系统中每个CPU就有一个struct rq数据结构,this_rq()可以获取当前CPU的就绪队列struct rq。
struct rq是描述CPU的通用就绪队列,rq数据结构记录了一个就绪队列所需要的全部信息,包括一个cfs就绪队列数据结构strct cfs_rq、一个实时调度器就绪队列数据结构struct rt_rq和一个deadline就绪队列数据结构structdl_rq。
struct rq {
/* runqueue lock: */
raw_spinlock_t lock;
/*
* nr_running and cpu_load should be in the same cacheline because
* remote CPUs use both these fields when doing load calculation.
*/
unsigned int nr_running;-------------------------------------运行进程个数
#ifdef CONFIG_NUMA_BALANCING
unsigned int nr_numa_running;
unsigned int nr_preferred_running;
#endif
#define CPU_LOAD_IDX_MAX 5
unsigned long cpu_load[CPU_LOAD_IDX_MAX];
unsigned long last_load_update_tick;
#ifdef CONFIG_NO_HZ_COMMON
u64 nohz_stamp;
unsigned long nohz_flags;
#endif
#ifdef CONFIG_NO_HZ_FULL
unsigned long last_sched_tick;
#endif
/* capture load from *all* tasks on this cpu: */
struct load_weight load;---------------------------------------就绪队列权重。

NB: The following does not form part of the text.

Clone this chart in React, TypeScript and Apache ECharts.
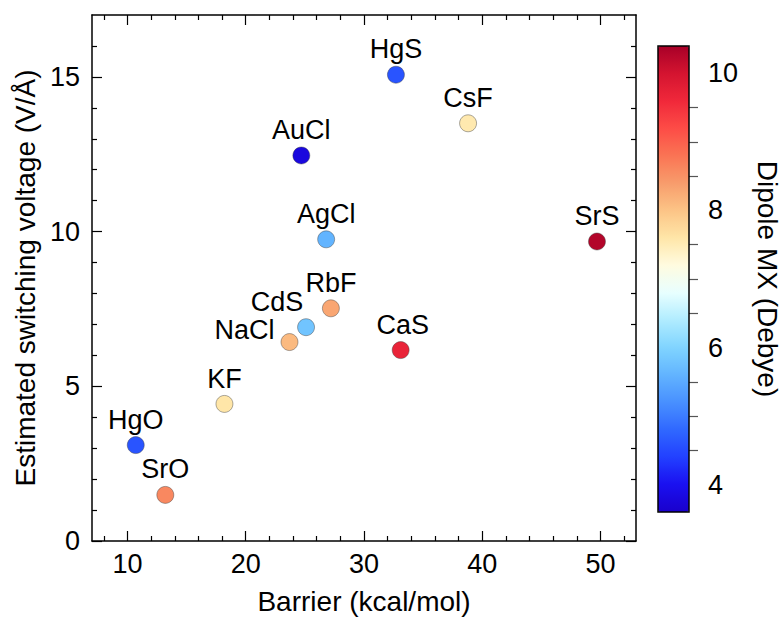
import React, { useEffect, useRef } from "react";
import * as echarts from "echarts";

const names = ["HgS", "CsF", "AuCl", "AgCl", "SrS", "RbF", "CdS", "NaCl", "CaS", "KF", "HgO", "SrO"];
const barrier = [32.7, 38.8, 24.7, 26.8, 49.7, 27.2, 25.1, 23.7, 33.1, 18.2, 10.7, 13.2];
const voltage = [15.07, 13.5, 12.46, 9.75, 9.68, 7.52, 6.91, 6.43, 6.17, 4.43, 3.1, 1.49];
const dipole = [4.6, 7.55, 3.8, 5.6, 10.3, 8.3, 5.8, 8.1, 9.7, 7.6, 4.6, 8.6];

const xMajorTicks = [10, 20, 30, 40, 50];
const xMinorTicks = [8, 12, 14, 16, 18, 22, 24, 26, 28, 32, 34, 36, 38, 42, 44, 46, 48, 52];
const yMajorTicks = [0, 5, 10, 15];
const yMinorTicks = [1, 2, 3, 4, 6, 7, 8, 9, 11, 12, 13, 14, 16];
const cbMajorTicks = [4, 6, 8, 10];
const cbMinorTicks = [4.5, 5, 5.5, 6.5, 7, 7.5, 8.5, 9, 9.5];

const colorStops = [
  "#1a00cc",
  "#1a10f0",
  "#2240ff",
  "#3068ff",
  "#4890ff",
  "#62b4ff",
  "#80d4ff",
  "#b0ecff",
  "#e8ffff",
  "#fffbe0",
  "#ffe6a8",
  "#fcc486",
  "#f89c6c",
  "#fa7454",
  "#fd4c46",
  "#f0283a",
  "#d41430",
  "#a80028",
];

const FONT = "'Liberation Sans', Arial, sans-serif";
const TICK_FS = 27;
const LABEL_FS = 27;
const NAME_FS = 28;

export default function App() {
  const ref = useRef<HTMLDivElement>(null);
  useEffect(() => {
    if (!ref.current) return;
    const chart = echarts.init(ref.current, null, { renderer: "svg" });
    const xMin = 7, xMax = 53, yMin = 0, yMax = 17, cMin = 3.6, cMax = 10.4;

    const labelShift: Record<string, number[]> = {
      CdS: [-29, 0],
      NaCl: [-45, 13],
      CaS: [2, 0],
    };

    const data = names.map((n, i) => ({
      value: [barrier[i], voltage[i], dipole[i]],
      name: n,
      label: { offset: labelShift[n] || [0, 0] },
    }));

    const tickStyle = { color: "#000", width: 1.2 };
    const mkX = (pos: string, major: boolean, withLabel: boolean): any => ({
      type: "value",
      gridIndex: 0,
      position: pos,
      min: xMin,
      max: xMax,
      splitLine: { show: false },
      axisLine: { show: major, onZero: false, lineStyle: { color: "#000", width: 1.5 } },
      axisTick: {
        show: true,
        inside: true,
        length: major ? 10 : 5,
        customValues: major ? xMajorTicks : xMinorTicks,
        lineStyle: tickStyle,
      },
      axisLabel: withLabel
        ? { show: true, customValues: xMajorTicks, fontSize: TICK_FS, color: "#000", margin: 9, fontFamily: FONT }
        : { show: false },
      name: withLabel ? "Barrier (kcal/mol)" : "",
      nameLocation: "middle",
      nameGap: 46,
      nameTextStyle: { fontSize: NAME_FS, color: "#000", fontFamily: FONT },
    });
    const mkY = (pos: string, major: boolean, withLabel: boolean): any => ({
      type: "value",
      gridIndex: 0,
      position: pos,
      min: yMin,
      max: yMax,
      splitLine: { show: false },
      axisLine: { show: major, onZero: false, lineStyle: { color: "#000", width: 1.5 } },
      axisTick: {
        show: true,
        inside: true,
        length: major ? 10 : 5,
        customValues: major ? yMajorTicks : yMinorTicks,
        lineStyle: tickStyle,
      },
      axisLabel: withLabel
        ? { show: true, customValues: yMajorTicks, fontSize: TICK_FS, color: "#000", margin: 12, fontFamily: FONT }
        : { show: false },
      name: withLabel ? "Estimated switching voltage (V/Å)" : "",
      nameLocation: "middle",
      nameGap: 50,
      nameTextStyle: { fontSize: NAME_FS, color: "#000", fontFamily: FONT },
    });
    const mkCb = (major: boolean): any => ({
      type: "value",
      gridIndex: 1,
      position: "right",
      min: cMin,
      max: cMax,
      splitLine: { show: false },
      axisLine: { show: false },
      axisTick: {
        show: true,
        inside: false,
        length: major ? 17 : 9,
        customValues: major ? cbMajorTicks : cbMinorTicks,
        lineStyle: { color: "#555", width: 1.2 },
      },
      axisLabel: major
        ? { show: true, customValues: cbMajorTicks, fontSize: TICK_FS, color: "#000", margin: 19, fontFamily: FONT }
        : { show: false },
      name: major ? "Dipole MX (Debye)" : "",
      nameLocation: "middle",
      nameRotate: -90,
      nameGap: 64,
      nameTextStyle: { fontSize: NAME_FS, color: "#000", fontFamily: FONT },
    });

    const option: any = {
      animation: false,
      backgroundColor: "#fff",
      textStyle: { fontFamily: FONT },
      grid: [
        { left: 92, top: 15, width: 544, height: 528, containLabel: false },
        {
          left: 658,
          top: 46,
          width: 31,
          height: 466,
          show: true,
          backgroundColor: "transparent",
          borderColor: "#000",
          borderWidth: 1.5,
          z: 10,
          containLabel: false,
        },
      ],
      xAxis: [
        mkX("bottom", true, true),
        mkX("bottom", false, false),
        mkX("top", true, false),
        mkX("top", false, false),
        { type: "value", gridIndex: 1, show: false, min: 0, max: 1 },
      ],
      yAxis: [
        mkY("left", true, true),
        mkY("left", false, false),
        mkY("right", true, false),
        mkY("right", false, false),
        mkCb(true),
        mkCb(false),
      ],
      visualMap: {
        type: "continuous",
        min: cMin,
        max: cMax,
        dimension: 2,
        seriesIndex: 0,
        calculable: false,
        orient: "vertical",
        left: 658,
        top: 46,
        itemWidth: 31,
        itemHeight: 466,
        padding: 0,
        text: null,
        showLabel: false,
        hoverLink: false,
        inRange: { color: colorStops },
      },
      series: [
        {
          type: "scatter",
          xAxisIndex: 0,
          yAxisIndex: 0,
          symbol: "circle",
          symbolSize: 17,
          itemStyle: { borderColor: "rgba(60,60,60,0.55)", borderWidth: 0.8, opacity: 1 },
          label: {
            show: true,
            position: "top",
            distance: 3,
            formatter: (p: any) => p.name,
            fontSize: LABEL_FS,
            color: "#000",
            fontFamily: FONT,
          },
          data,
        },
      ],
    };
    chart.setOption(option);
    return () => chart.dispose();
  }, []);
  return (
    <div
      ref={ref}
      style={{ position: "fixed", left: 0, top: 0, width: 784, height: 620, background: "#fff" }}
    />
  );
}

unsigned long nr_load_updates;
u64 nr_switches;
struct cfs_rq cfs;---------------------------------------------cfs就绪队列
struct rt_rq rt;-----------------------------------------------rt就绪队列
struct dl_rq dl;-----------------------------------------------deadline就绪队列
#ifdef CONFIG_FAIR_GROUP_SCHED
/* list of leaf cfs_rq on this cpu: */
struct list_head leaf_cfs_rq_list;
struct sched_avg avg;
#endif /* CONFIG_FAIR_GROUP_SCHED */
/*
* This is part of a global counter where only the total sum
* over all CPUs matters. A task can increase this counter on
* one CPU and if it got migrated afterwards it may decrease
* it on another CPU. Always updated under the runqueue lock:
*/
unsigned long nr_uninterruptible;
struct task_struct *curr, *idle, *stop;
unsigned long next_balance;
struct mm_struct *prev_mm;
unsigned int clock_skip_update;
u64 clock;
u64 clock_task;
atomic_t nr_iowait;
#ifdef CONFIG_SMP
struct root_domain *rd;
struct sched_domain *sd;
unsigned long cpu_capacity;
unsigned char idle_balance;
/* For active balancing */
int post_schedule;
int active_balance;
int push_cpu;
struct cpu_stop_work active_balance_work;
/* cpu of this runqueue: */
int cpu;
int online;
struct list_head cfs_tasks;
u64 rt_avg;
u64 age_stamp;
u64 idle_stamp;
u64 avg_idle;
/* This is used to determine avg_idle's max value */
u64 max_idle_balance_cost;
#endif
#ifdef CONFIG_IRQ_TIME_ACCOUNTING
u64 prev_irq_time;
#endif
#ifdef CONFIG_PARAVIRT
u64 prev_steal_time;
#endif
#ifdef CONFIG_PARAVIRT_TIME_ACCOUNTING
u64 prev_steal_time_rq;
#endif
/* calc_load related fields */
unsigned long calc_load_update;
long calc_load_active;
#ifdef CONFIG_SCHED_HRTICK
#ifdef CONFIG_SMP
int hrtick_csd_pending;
struct call_single_data hrtick_csd;
#endif
struct hrtimer hrtick_timer;
#endif
#ifdef CONFIG_SCHEDSTATS
/* latency stats */
struct sched_info rq_sched_info;
unsigned long long rq_cpu_time;
/* could above be rq->cfs_rq.exec_clock + rq->rt_rq.rt_runtime ? */
/* sys_sched_yield() stats */
unsigned int yld_count;
/* schedule() stats */
unsigned int sched_count;
unsigned int sched_goidle;
/* try_to_wake_up() stats */
unsigned int ttwu_count;
unsigned int ttwu_local;
#endif
#ifdef CONFIG_SMP
struct llist_head wake_list;
#endif
#ifdef CONFIG_CPU_IDLE
/* Must be inspected within a rcu lock section */
struct cpuidle_state *idle_state;
#endif
};
struct cfs_rq {
struct load_weight load;------------------------------------cfs就绪队列的权重
unsigned int nr_running, h_nr_running;
u64 exec_clock;
u64 min_vruntime;-------------------------------------------跟踪该就绪队列红黑树中最小的vruntime值。
#ifndef CONFIG_64BIT
u64 min_vruntime_copy;
#endif
struct rb_root tasks_timeline;------------------------------运行队列红黑树根。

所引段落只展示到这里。